2011 SuperDARN Workshop
Coincident multi-point observations of the E- and F-region decametre-scale plasma waves at high latitudes
B.A. Carter (1,2), R.A. Makarevich (1,3) and J.C. Devlin (1)
(1) School of Engineering and Statistical Mathematics, La Trobe University, Bundoora, Victoria 3086, Australia
(2) now at: School of Mathematical and Geospatial Sciences, RMIT University, Melbourne, Victoria 3000, Australia
(3) now at: Geophysical Institute, University of Alaska Fairbanks, Faibanks AK 99775-7320, USA
abstract. Presented is a detailed analysis of the E-region backscatter observed by the PolarDARN component of the Super Dual Auroral Radar Network (SuperDARN). The statistical occurrence characteristics of the short-range echoes reveal significant differences from those of the auroral and sub-auroral SuperDARN radars. In particular, most backscatter is detected in the midnight sector in the closest range gates where the geometric aspect angles are quite large. One explanation offered is that layers of intense plasma density significantly refract the radar waves allowing the regular detection of plasma waves in the very short ranges. An analysis of the statistical echo types within the PolarDARN dataset showed similarities with the other SuperDARN radars, with the low-velocity echoes dominating both PolarDARN radar datasets. The high-velocity echoes were observed rather sporadically throughout the morning sector, during which the flow and aspect angles are expected to be small enough for routine backscatter to occur. The locations of the PolarDARN radars relative to the more-equatorward SuperDARN radars results in a new experimental setup that has coincident and simultaneous HF radar coverage of the E and F regions along connecting magnetic field lines. In this radar configuration, the SuperDARN plasma flow measurements are employed to investigate the E-region phase velocity dependence on the electric field strength and the flow angle at multiple locations.
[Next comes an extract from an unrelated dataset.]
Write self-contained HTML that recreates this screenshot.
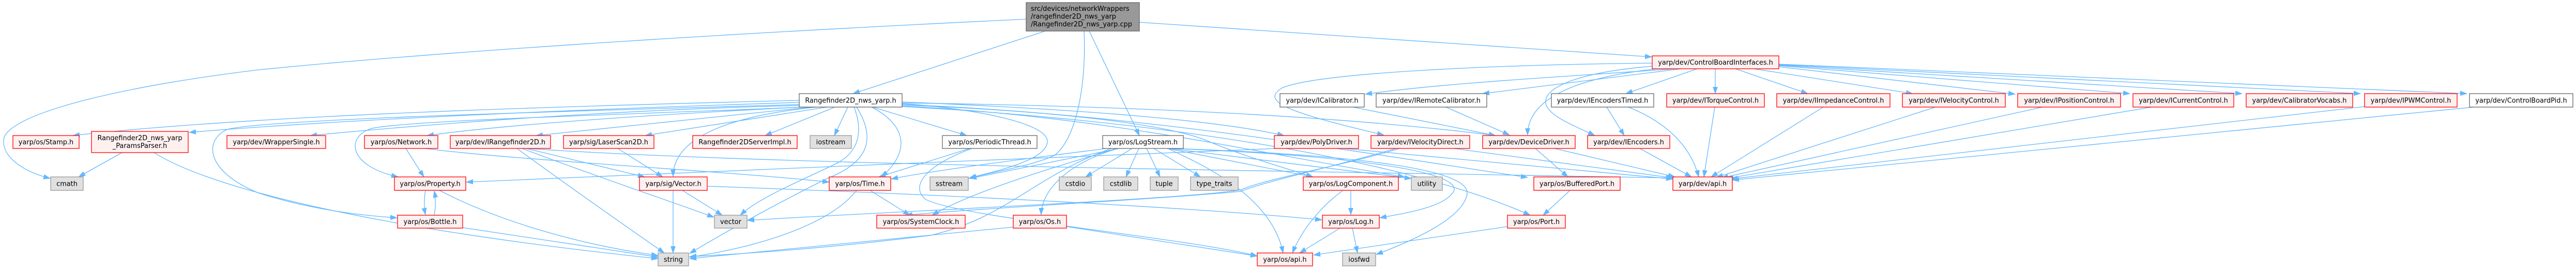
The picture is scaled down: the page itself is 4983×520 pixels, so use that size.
<!DOCTYPE html>
<html><head><meta charset="utf-8"><style>
html,body{margin:0;padding:0;background:#fff;}
body{width:4983px;height:520px;overflow:hidden;}
svg{display:block;}
text{font-family:"DejaVu Sans","Liberation Sans",sans-serif;font-size:12.9px;fill:#000;}
.e{fill:none;stroke:#63b8ff;stroke-width:1.3;marker-end:url(#ah);}
.r{fill:#fff0f0;stroke:#ff0000;stroke-width:1.3;}
.g{fill:#e0e0e0;stroke:#999999;stroke-width:1.3;}
.w{fill:#ffffff;stroke:#666666;stroke-width:1.3;}
.m{fill:#999999;stroke:#666666;stroke-width:1.3;}
</style></head><body>
<svg width="4983" height="520" viewBox="0 0 4983 520" xmlns="http://www.w3.org/2000/svg">
<defs>
<marker id="ah" markerUnits="userSpaceOnUse" markerWidth="14" markerHeight="10" refX="13" refY="5" orient="auto">
<path d="M0,0.5 L13,5 L0,9.5 z" fill="#63b8ff" stroke="#63b8ff" stroke-width="0.8"/>
</marker>
</defs>
<rect x="0" y="0" width="4983" height="520" fill="#fff"/>

<!-- edges: main -->
<path class="e" d="M2022,60 L1650,181"/>
<path class="e" d="M1985,37 C1500,60 900,95 500,135 C250,165 30,215 8,265 C0,300 40,330 97,345"/>
<path class="e" d="M2107,60 L2204,262"/>
<path class="e" d="M2204,43 L3195,110"/>
<path class="e" d="M2097,60 C2102,170 2080,270 2040,300 C2000,320 1920,332 1874,345"/>

<!-- edges: Rangefinder2D_nws_yarp.h -->
<path class="e" d="M1546,194 C1100,205 500,222 141,262"/>
<path class="e" d="M1546,198 C1100,212 650,232 366,256"/>
<path class="e" d="M1546,202 C1100,215 520,230 440,250 C395,270 395,330 500,373 C600,405 700,417 768,421"/>
<path class="e" d="M1546,204 C1200,212 850,238 600,262"/>
<path class="e" d="M1550,207 C1300,220 1000,238 826,262"/>
<path class="e" d="M1555,207 C1200,222 800,232 720,248 C670,262 670,320 770,342"/>
<path class="e" d="M1570,207 L1037,262"/>
<path class="e" d="M1600,207 L1248,262"/>
<path class="e" d="M1615,207 L1480,262"/>
<path class="e" d="M1640,207 L1614,262"/>
<path class="e" d="M1580,207 C1400,225 1302,270 1302,341"/>
<path class="e" d="M1652,207 C1667,245 1667,290 1620,315 C1560,345 1470,380 1432,416"/>
<path class="e" d="M1657,207 C1690,260 1690,310 1600,345 C1500,395 1400,450 1334,490"/>
<path class="e" d="M1686,207 C1750,240 1765,290 1705,342"/>
<path class="e" d="M1688,207 L1870,262"/>
<path class="e" d="M1745,200 C1900,212 2030,240 2026,275 C2022,310 1930,330 1875,344"/>
<path class="e" d="M1745,197 C2100,212 2350,232 2484,262"/>
<path class="e" d="M1745,199 C2200,205 2600,225 2893,262"/>
<path class="e" d="M1745,203 C2050,215 2250,240 2330,270 C2400,300 2470,320 2540,342"/>
<path class="e" d="M1745,205 C2150,225 2450,300 2717,342"/>
<path class="e" d="M1745,202 C2200,220 2600,290 2955,343"/>
<path class="e" d="M1745,206 C2200,230 2700,300 2960,416"/>

<!-- edges: ControlBoardInterfaces.h -->
<path class="e" d="M3240,133 C3000,150 2800,160 2641,182"/>
<path class="e" d="M3252,133 L2868,181"/>
<path class="e" d="M3205,133 C3050,150 2955,190 2955,261"/>
<path class="e" d="M3196,128 C3050,140 2985,170 2990,200 C2995,225 3050,245 3085,262"/>
<path class="e" d="M3196,122 C2900,125 2550,140 2480,170 C2440,195 2480,215 2677,261"/>
<path class="e" d="M3283,133 L3145,181"/>
<path class="e" d="M3318,133 L3318,181"/>
<path class="e" d="M3357,133 L3497,181"/>
<path class="e" d="M3393,133 L3700,181"/>
<path class="e" d="M3441,129 L3898,182"/>
<path class="e" d="M3441,127 L4120,181"/>
<path class="e" d="M3441,126 L4337,181"/>
<path class="e" d="M3441,125 L4566,181"/>
<path class="e" d="M3441,124 L4772,181"/>

<!-- edges: interfaces -> dev/api.h etc -->
<path class="e" d="M3150,207 C3220,235 3270,280 3286,342"/>
<path class="e" d="M3317,207 L3296,342"/>
<path class="e" d="M3527,207 L3310,342"/>
<path class="e" d="M3744,207 L3320,343"/>
<path class="e" d="M3951,207 L3330,344"/>
<path class="e" d="M4162,207 L3340,345"/>
<path class="e" d="M4574,206 L3348,346"/>
<path class="e" d="M4785,207 L3351,348"/>
<path class="e" d="M3172,287 L3272,342"/>
<path class="e" d="M3007,287 L3240,342"/>
<path class="e" d="M2812,287 L3237,344"/>
<path class="e" d="M2600,287 L3236,346"/>
<path class="e" d="M3108,207 L3142,262"/>
<path class="e" d="M2617,207 L2893,262"/>
<path class="e" d="M2797,207 L2920,261"/>
<path class="e" d="M2970,287 L3033,342"/>
<path class="e" d="M2470,287 C2000,305 1300,335 902,352"/>
<path class="e" d="M2707,287 C2600,320 2450,345 2400,367 C2300,385 1700,410 1446,426"/>
<path class="e" d="M2700,287 C2550,330 2450,350 2400,370 C2200,388 1900,402 1752,416"/>
<path class="e" d="M3037,368 L2985,416"/>
<path class="e" d="M2916,438 L2541,493"/>

<!-- edges: LogStream.h -->
<path class="e" d="M2190,287 L2100,342"/>
<path class="e" d="M2203,287 L2178,342"/>
<path class="e" d="M2218,287 L2244,342"/>
<path class="e" d="M2232,287 L2322,342"/>
<path class="e" d="M2165,287 L1876,345"/>
<path class="e" d="M2163,287 C2080,310 2015,360 2014,415"/>
<path class="e" d="M2160,287 C2050,320 1880,370 1803,416"/>
<path class="e" d="M2259,287 C2330,320 2460,380 2482,489"/>
<path class="e" d="M2258,287 L2540,342"/>
<path class="e" d="M2262,287 C2450,310 2600,330 2730,345"/>
<path class="e" d="M2265,287 C2600,300 2830,330 2812,370 C2795,400 2720,412 2669,421"/>
<path class="e" d="M2268,287 C2650,300 2845,330 2838,375 C2830,425 2720,470 2662,492"/>
<path class="e" d="M2140,287 C2000,305 1800,330 1724,346"/>
<path class="e" d="M2150,287 C2000,340 1950,420 1800,455 C1600,480 1450,490 1334,496"/>

<!-- edges: misc -->
<path class="e" d="M1876,287 L1700,342"/>
<path class="e" d="M1880,287 C1790,320 1760,360 1790,385 C1850,420 2300,460 2432,495"/>
<path class="e" d="M1683,368 L1760,416"/>
<path class="e" d="M1657,368 C1600,440 1450,480 1334,497"/>
<path class="e" d="M2063,438 L2432,495"/>
<path class="e" d="M1960,439 L1334,500"/>
<path class="e" d="M1320,368 L1397,416"/>
<path class="e" d="M1302,368 L1302,489"/>
<path class="e" d="M1368,360 C1800,375 2300,400 2557,425"/>
<path class="e" d="M1018,287 L1247,342"/>
<path class="e" d="M1010,287 C1150,340 1300,390 1381,420"/>
<path class="e" d="M1000,287 C1100,360 1200,430 1285,489"/>
<path class="e" d="M1020,287 C1500,320 2500,330 3236,344"/>
<path class="e" d="M1195,287 L1282,342"/>
<path class="e" d="M785,287 L820,342"/>
<path class="e" d="M822,287 C1000,310 1400,330 1604,352"/>
<path class="e" d="M823,368 C820,385 820,400 823,415"/>
<path class="e" d="M840,416 C843,400 843,385 840,369"/>
<path class="e" d="M850,368 C950,420 1100,470 1273,494"/>
<path class="e" d="M895,440 L1273,497"/>
<path class="e" d="M236,295 L152,342"/>
<path class="e" d="M298,295 C400,360 700,440 1273,500"/>
<path class="e" d="M2613,368 L2613,415"/>
<path class="e" d="M2598,368 C2560,395 2520,440 2500,489"/>
<path class="e" d="M2592,441 L2514,489"/>
<path class="e" d="M2616,441 L2626,489"/>

<!-- nodes -->
<rect class="m" x="1985" y="5" width="219" height="55"/>
<text x="1994" y="21">src/devices/networkWrappers</text>
<text x="1994" y="36">/rangefinder2D_nws_yarp</text>
<text x="1994" y="51">/Rangefinder2D_nws_yarp.cpp</text>

<rect class="r" x="3196" y="108" width="245" height="25"/><text x="3318.5" y="125" text-anchor="middle">yarp/dev/ControlBoardInterfaces.h</text>

<rect class="w" x="1546" y="181" width="199" height="26"/><text x="1645.5" y="198.5" text-anchor="middle">Rangefinder2D_nws_yarp.h</text>
<rect class="w" x="2476" y="181" width="163" height="26"/><text x="2557.5" y="198.5" text-anchor="middle">yarp/dev/ICalibrator.h</text>
<rect class="w" x="2662" y="181" width="214" height="26"/><text x="2769" y="198.5" text-anchor="middle">yarp/dev/IRemoteCalibrator.h</text>
<rect class="w" x="3001" y="181" width="198" height="26"/><text x="3100" y="198.5" text-anchor="middle">yarp/dev/IEncodersTimed.h</text>
<rect class="r" x="3224" y="181" width="189" height="26"/><text x="3318.5" y="198.5" text-anchor="middle">yarp/dev/ITorqueControl.h</text>
<rect class="r" x="3437" y="181" width="219" height="26"/><text x="3546.5" y="198.5" text-anchor="middle">yarp/dev/IImpedanceControl.h</text>
<rect class="r" x="3680" y="181" width="199" height="26"/><text x="3779.5" y="198.5" text-anchor="middle">yarp/dev/IVelocityControl.h</text>
<rect class="r" x="3903" y="181" width="199" height="26"/><text x="4002.5" y="198.5" text-anchor="middle">yarp/dev/IPositionControl.h</text>
<rect class="r" x="4126" y="181" width="195" height="26"/><text x="4223.5" y="198.5" text-anchor="middle">yarp/dev/ICurrentControl.h</text>
<rect class="r" x="4345" y="181" width="206" height="26"/><text x="4448" y="198.5" text-anchor="middle">yarp/dev/CalibratorVocabs.h</text>
<rect class="r" x="4574" y="181" width="179" height="26"/><text x="4663.5" y="198.5" text-anchor="middle">yarp/dev/IPWMControl.h</text>
<rect class="w" x="4777" y="181" width="200" height="26"/><text x="4877" y="198.5" text-anchor="middle">yarp/dev/ControlBoardPid.h</text>

<rect class="r" x="25" y="262" width="128" height="25"/><text x="89" y="279" text-anchor="middle">yarp/os/Stamp.h</text>
<rect class="r" x="177" y="254" width="187" height="41"/><text x="270.5" y="271" text-anchor="middle">Rangefinder2D_nws_yarp</text><text x="270.5" y="286" text-anchor="middle">_ParamsParser.h</text>
<rect class="r" x="439" y="262" width="191" height="25"/><text x="534.5" y="279" text-anchor="middle">yarp/dev/WrapperSingle.h</text>
<rect class="r" x="705" y="262" width="142" height="25"/><text x="776" y="279" text-anchor="middle">yarp/os/Network.h</text>
<rect class="r" x="871" y="262" width="194" height="25"/><text x="968" y="279" text-anchor="middle">yarp/dev/IRangefinder2D.h</text>
<rect class="r" x="1090" y="262" width="175" height="25"/><text x="1177.5" y="279" text-anchor="middle">yarp/sig/LaserScan2D.h</text>
<rect class="r" x="1340" y="262" width="202" height="25"/><text x="1441" y="279" text-anchor="middle">Rangefinder2DServerImpl.h</text>
<rect class="g" x="1567" y="262" width="80" height="25"/><text x="1607" y="279" text-anchor="middle">iostream</text>
<rect class="w" x="1823" y="262" width="183" height="25"/><text x="1914.5" y="279" text-anchor="middle">yarp/os/PeriodicThread.h</text>
<rect class="w" x="2133" y="262" width="156" height="25"/><text x="2211" y="279" text-anchor="middle">yarp/os/LogStream.h</text>
<rect class="r" x="2465" y="262" width="163" height="25"/><text x="2546.5" y="279" text-anchor="middle">yarp/dev/PolyDriver.h</text>
<rect class="r" x="2652" y="262" width="191" height="25"/><text x="2747.5" y="279" text-anchor="middle">yarp/dev/IVelocityDirect.h</text>
<rect class="r" x="2868" y="262" width="179" height="25"/><text x="2957.5" y="279" text-anchor="middle">yarp/dev/DeviceDriver.h</text>
<rect class="r" x="3071" y="262" width="159" height="25"/><text x="3150.5" y="279" text-anchor="middle">yarp/dev/IEncoders.h</text>

<rect class="g" x="98" y="342" width="63" height="26"/><text x="129.5" y="359.5" text-anchor="middle">cmath</text>
<rect class="r" x="763" y="342" width="138" height="26"/><text x="832" y="359.5" text-anchor="middle">yarp/os/Property.h</text>
<rect class="r" x="1237" y="342" width="131" height="26"/><text x="1302.5" y="359.5" text-anchor="middle">yarp/sig/Vector.h</text>
<rect class="r" x="1604" y="342" width="119" height="26"/><text x="1663.5" y="359.5" text-anchor="middle">yarp/os/Time.h</text>
<rect class="g" x="1799" y="342" width="74" height="26"/><text x="1836" y="359.5" text-anchor="middle">sstream</text>
<rect class="g" x="2049" y="342" width="62" height="26"/><text x="2080" y="359.5" text-anchor="middle">cstdio</text>
<rect class="g" x="2135" y="342" width="66" height="26"/><text x="2168" y="359.5" text-anchor="middle">cstdlib</text>
<rect class="g" x="2225" y="342" width="54" height="26"/><text x="2252" y="359.5" text-anchor="middle">tuple</text>
<rect class="g" x="2303" y="342" width="92" height="26"/><text x="2349" y="359.5" text-anchor="middle">type_traits</text>
<rect class="r" x="2521" y="342" width="184" height="26"/><text x="2613" y="359.5" text-anchor="middle">yarp/os/LogComponent.h</text>
<rect class="g" x="2730" y="342" width="60" height="26"/><text x="2760" y="359.5" text-anchor="middle">utility</text>
<rect class="r" x="2967" y="342" width="167" height="26"/><text x="3050.5" y="359.5" text-anchor="middle">yarp/os/BufferedPort.h</text>
<rect class="r" x="3236" y="342" width="115" height="26"/><text x="3293.5" y="359.5" text-anchor="middle">yarp/dev/api.h</text>

<rect class="r" x="769" y="416" width="126" height="25"/><text x="832" y="433" text-anchor="middle">yarp/os/Bottle.h</text>
<rect class="g" x="1382" y="416" width="63" height="25"/><text x="1413.5" y="433" text-anchor="middle">vector</text>
<rect class="r" x="1696" y="416" width="171" height="25"/><text x="1781.5" y="433" text-anchor="middle">yarp/os/SystemClock.h</text>
<rect class="r" x="1960" y="416" width="103" height="25"/><text x="2011.5" y="433" text-anchor="middle">yarp/os/Os.h</text>
<rect class="r" x="2558" y="416" width="110" height="25"/><text x="2613" y="433" text-anchor="middle">yarp/os/Log.h</text>
<rect class="r" x="2916" y="416" width="112" height="25"/><text x="2972" y="433" text-anchor="middle">yarp/os/Port.h</text>

<rect class="g" x="1273" y="489" width="59" height="25"/><text x="1302.5" y="506" text-anchor="middle">string</text>
<rect class="r" x="2432" y="489" width="107" height="25"/><text x="2485.5" y="506" text-anchor="middle">yarp/os/api.h</text>
<rect class="g" x="2597" y="489" width="64" height="25"/><text x="2629" y="506" text-anchor="middle">iosfwd</text>
</svg>
</body></html>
By employing elevation angle estimates, a marked decrease in the observed phase velocity with decreasing altitude is observed and is attributed to an increased number of collisions between the charged particles and the neutrals. It is also shown that the measured phase velocity normalised to the background plasma flow is smaller for higher electric fields, compared to that for smaller electric fields. This result is interpreted as being due to a change in the contribution of the convective effects on the plasma wave growth.